#### [Task to carry out]
Copy the data exactly as it appears, and do not include any pictures.

#### [Collected data]

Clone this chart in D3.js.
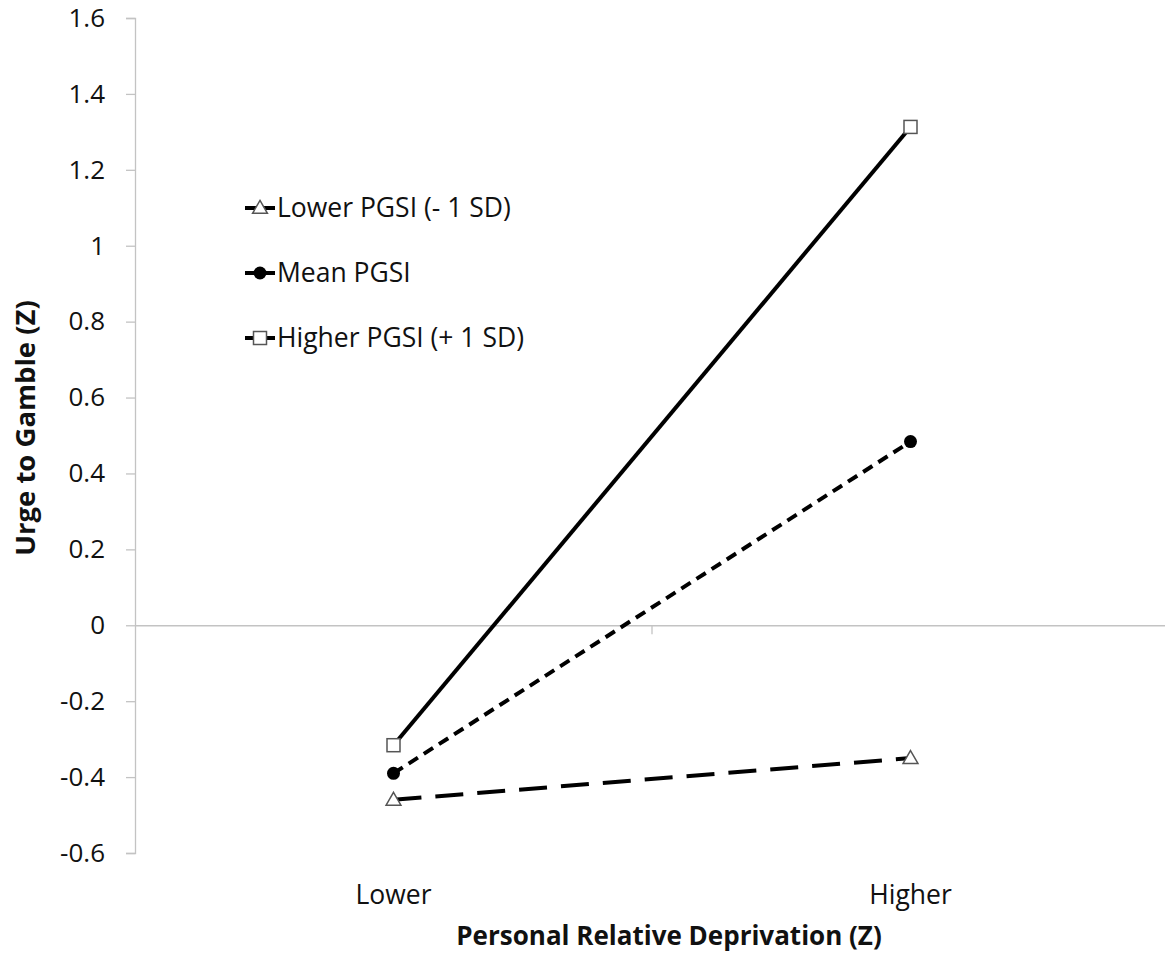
<!DOCTYPE html>
<html>
<head>
<meta charset="utf-8">
<script src="https://cdn.jsdelivr.net/npm/d3@7"></script>
<style>
  body { margin: 0; background: #fff; }
  svg { display: block; font-family: "Open Sans", sans-serif; }
</style>
</head>
<body>
<svg width="1165" height="955"></svg>
<script>
// categories on the x axis
const categories = ["Lower", "Higher"];
// series names and values (Urge to Gamble, Z)
const seriesNames = ["Lower PGSI (- 1 SD)", "Mean PGSI", "Higher PGSI (+ 1 SD)"];
const lowerValues = [-0.46, -0.35];
const meanValues = [-0.39, 0.484];
const higherValues = [-0.316, 1.313];
const yTicks = [-0.6, -0.4, -0.2, 0, 0.2, 0.4, 0.6, 0.8, 1, 1.2, 1.4, 1.6];

const svg = d3.select("svg");

// plot area
const plotLeft = 135, plotRight = 1169, plotTop = 18, plotBottom = 853;

const x = d3.scaleBand().domain(categories).range([plotLeft, plotRight]);
const y = d3.scaleLinear().domain([-0.6, 1.6]).range([plotBottom, plotTop]);

const axisColor = "#c3c3c3";

// y axis (plain hyphen for negatives, like the original)
const yAxis = svg.append("g")
  .attr("transform", `translate(${plotLeft},0)`)
  .call(d3.axisLeft(y).tickValues(yTicks).tickSize(9).tickPadding(21)
    .tickFormat((d) => String(+d.toFixed(1))));
yAxis.select(".domain").attr("stroke", axisColor).attr("stroke-width", 1.3);
yAxis.selectAll(".tick line").attr("stroke", axisColor).attr("stroke-width", 1.3);
yAxis.selectAll(".tick text")
  .attr("font-size", 26)
  .attr("fill", "#111")
  .attr("font-family", "Open Sans, sans-serif");

// x axis along zero
const xAxis = svg.append("g")
  .attr("transform", `translate(0,${y(0)})`)
  .call(d3.axisBottom(x).tickSize(0).tickPadding(0).tickFormat(""));
xAxis.select(".domain").attr("stroke", axisColor).attr("stroke-width", 1.3);
// category separators (tick marks between bands)
svg.append("g")
  .selectAll("line")
  .data(categories.slice(1))
  .join("line")
  .attr("x1", (d) => x(d))
  .attr("x2", (d) => x(d))
  .attr("y1", y(0))
  .attr("y2", y(0) + 9)
  .attr("stroke", axisColor)
  .attr("stroke-width", 1.3);

// category labels at the bottom
svg.append("g")
  .selectAll("text")
  .data(categories)
  .join("text")
  .text((d) => d)
  .attr("x", (d) => x(d) + x.bandwidth() / 2)
  .attr("y", 904)
  .attr("text-anchor", "middle")
  .attr("font-size", 26.5)
  .attr("fill", "#111");

// axis titles
svg.append("text")
  .text("Personal Relative Deprivation (Z)")
  .attr("x", 669)
  .attr("y", 945)
  .attr("text-anchor", "middle")
  .attr("font-size", 26)
  .attr("font-weight", 700)
  .attr("fill", "#111");
svg.append("text")
  .text("Urge to Gamble (Z)")
  .attr("transform", `translate(35,428) rotate(-90)`)
  .attr("text-anchor", "middle")
  .attr("font-size", 27.5)
  .attr("font-weight", 700)
  .attr("fill", "#111");

// series definitions
const series = [
  { name: seriesNames[0], values: lowerValues, dash: "28,14", marker: "triangle" },
  { name: seriesNames[1], values: meanValues, dash: "11,7", marker: "circle" },
  { name: seriesNames[2], values: higherValues, dash: null, marker: "square" }
];

const line = d3.line()
  .x((d, i) => x(categories[i]) + x.bandwidth() / 2)
  .y((d) => y(d));

const graf = svg.append("g");

graf.selectAll("path.series")
  .data(series)
  .join("path")
  .attr("class", "series")
  .attr("d", (s) => line(s.values))
  .attr("fill", "none")
  .attr("stroke", "#000")
  .attr("stroke-width", 4)
  .attr("stroke-dasharray", (s) => s.dash);

// markers
const drawMarker = (g, type, cx, cy) => {
  if (type === "circle") {
    g.append("circle").attr("cx", cx).attr("cy", cy).attr("r", 6.5).attr("fill", "#000");
  } else if (type === "square") {
    g.append("rect")
      .attr("x", cx - 6.5).attr("y", cy - 6.5)
      .attr("width", 13).attr("height", 13)
      .attr("fill", "#fff").attr("stroke", "#555").attr("stroke-width", 1.5);
  } else {
    const sym = d3.symbol().type(d3.symbolTriangle).size(95);
    g.append("path")
      .attr("d", sym())
      .attr("transform", `translate(${cx},${cy + 1})`)
      .attr("fill", "#fff").attr("stroke", "#555").attr("stroke-width", 1.5);
  }
};

series.forEach((s) => {
  s.values.forEach((v, i) => {
    drawMarker(graf, s.marker, x(categories[i]) + x.bandwidth() / 2, y(v));
  });
});

// legend
const legend = svg.append("g").attr("transform", "translate(245,208)");
series.forEach((s, i) => {
  const row = legend.append("g").attr("transform", `translate(0,${i * 65})`);
  row.append("line")
    .attr("x1", 0).attr("x2", 30)
    .attr("y1", 0).attr("y2", 0)
    .attr("stroke", "#000").attr("stroke-width", 4);
  drawMarker(row, s.marker, 15, 0);
  row.append("text")
    .text(s.name)
    .attr("x", 32)
    .attr("y", 0)
    .attr("dy", "0.35em")
    .attr("font-size", 26.5)
    .attr("fill", "#111");
});
</script>
</body>
</html>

#### [The output]
Clone this chart in D3.js.
<!DOCTYPE html>
<html>
<head>
<meta charset="utf-8">
<script src="https://cdn.jsdelivr.net/npm/d3@7"></script>
<style>
  body { margin: 0; background: #fff; }
  svg { display: block; font-family: "Open Sans", sans-serif; }
</style>
</head>
<body>
<svg width="1165" height="955"></svg>
<script>
// categories on the x axis
const categories = ["Lower", "Higher"];
// series names and values (Urge to Gamble, Z)
const seriesNames = ["Lower PGSI (- 1 SD)", "Mean PGSI", "Higher PGSI (+ 1 SD)"];
const lowerValues = [-0.46, -0.35];
const meanValues = [-0.39, 0.484];
const higherValues = [-0.316, 1.313];
const yTicks = [-0.6, -0.4, -0.2, 0, 0.2, 0.4, 0.6, 0.8, 1, 1.2, 1.4, 1.6];

const svg = d3.select("svg");

// plot area
const plotLeft = 135, plotRight = 1169, plotTop = 18, plotBottom = 853;

const x = d3.scaleBand().domain(categories).range([plotLeft, plotRight]);
const y = d3.scaleLinear().domain([-0.6, 1.6]).range([plotBottom, plotTop]);

const axisColor = "#c3c3c3";

// y axis (plain hyphen for negatives, like the original)
const yAxis = svg.append("g")
  .attr("transform", `translate(${plotLeft},0)`)
  .call(d3.axisLeft(y).tickValues(yTicks).tickSize(9).tickPadding(21)
    .tickFormat((d) => String(+d.toFixed(1))));
yAxis.select(".domain").attr("stroke", axisColor).attr("stroke-width", 1.3);
yAxis.selectAll(".tick line").attr("stroke", axisColor).attr("stroke-width", 1.3);
yAxis.selectAll(".tick text")
  .attr("font-size", 26)
  .attr("fill", "#111")
  .attr("font-family", "Open Sans, sans-serif");

// x axis along zero
const xAxis = svg.append("g")
  .attr("transform", `translate(0,${y(0)})`)
  .call(d3.axisBottom(x).tickSize(0).tickPadding(0).tickFormat(""));
xAxis.select(".domain").attr("stroke", axisColor).attr("stroke-width", 1.3);
// category separators (tick marks between bands)
svg.append("g")
  .selectAll("line")
  .data(categories.slice(1))
  .join("line")
  .attr("x1", (d) => x(d))
  .attr("x2", (d) => x(d))
  .attr("y1", y(0))
  .attr("y2", y(0) + 9)
  .attr("stroke", axisColor)
  .attr("stroke-width", 1.3);

// category labels at the bottom
svg.append("g")
  .selectAll("text")
  .data(categories)
  .join("text")
  .text((d) => d)
  .attr("x", (d) => x(d) + x.bandwidth() / 2)
  .attr("y", 904)
  .attr("text-anchor", "middle")
  .attr("font-size", 26.5)
  .attr("fill", "#111");

// axis titles
svg.append("text")
  .text("Personal Relative Deprivation (Z)")
  .attr("x", 669)
  .attr("y", 945)
  .attr("text-anchor", "middle")
  .attr("font-size", 26)
  .attr("font-weight", 700)
  .attr("fill", "#111");
svg.append("text")
  .text("Urge to Gamble (Z)")
  .attr("transform", `translate(35,428) rotate(-90)`)
  .attr("text-anchor", "middle")
  .attr("font-size", 27.5)
  .attr("font-weight", 700)
  .attr("fill", "#111");

// series definitions
const series = [
  { name: seriesNames[0], values: lowerValues, dash: "28,14", marker: "triangle" },
  { name: seriesNames[1], values: meanValues, dash: "11,7", marker: "circle" },
  { name: seriesNames[2], values: higherValues, dash: null, marker: "square" }
];

const line = d3.line()
  .x((d, i) => x(categories[i]) + x.bandwidth() / 2)
  .y((d) => y(d));

const graf = svg.append("g");

graf.selectAll("path.series")
  .data(series)
  .join("path")
  .attr("class", "series")
  .attr("d", (s) => line(s.values))
  .attr("fill", "none")
  .attr("stroke", "#000")
  .attr("stroke-width", 4)
  .attr("stroke-dasharray", (s) => s.dash);

// markers
const drawMarker = (g, type, cx, cy) => {
  if (type === "circle") {
    g.append("circle").attr("cx", cx).attr("cy", cy).attr("r", 6.5).attr("fill", "#000");
  } else if (type === "square") {
    g.append("rect")
      .attr("x", cx - 6.5).attr("y", cy - 6.5)
      .attr("width", 13).attr("height", 13)
      .attr("fill", "#fff").attr("stroke", "#555").attr("stroke-width", 1.5);
  } else {
    const sym = d3.symbol().type(d3.symbolTriangle).size(95);
    g.append("path")
      .attr("d", sym())
      .attr("transform", `translate(${cx},${cy + 1})`)
      .attr("fill", "#fff").attr("stroke", "#555").attr("stroke-width", 1.5);
  }
};

series.forEach((s) => {
  s.values.forEach((v, i) => {
    drawMarker(graf, s.marker, x(categories[i]) + x.bandwidth() / 2, y(v));
  });
});

// legend
const legend = svg.append("g").attr("transform", "translate(245,208)");
series.forEach((s, i) => {
  const row = legend.append("g").attr("transform", `translate(0,${i * 65})`);
  row.append("line")
    .attr("x1", 0).attr("x2", 30)
    .attr("y1", 0).attr("y2", 0)
    .attr("stroke", "#000").attr("stroke-width", 4);
  drawMarker(row, s.marker, 15, 0);
  row.append("text")
    .text(s.name)
    .attr("x", 32)
    .attr("y", 0)
    .attr("dy", "0.35em")
    .attr("font-size", 26.5)
    .attr("fill", "#111");
});
</script>
</body>
</html>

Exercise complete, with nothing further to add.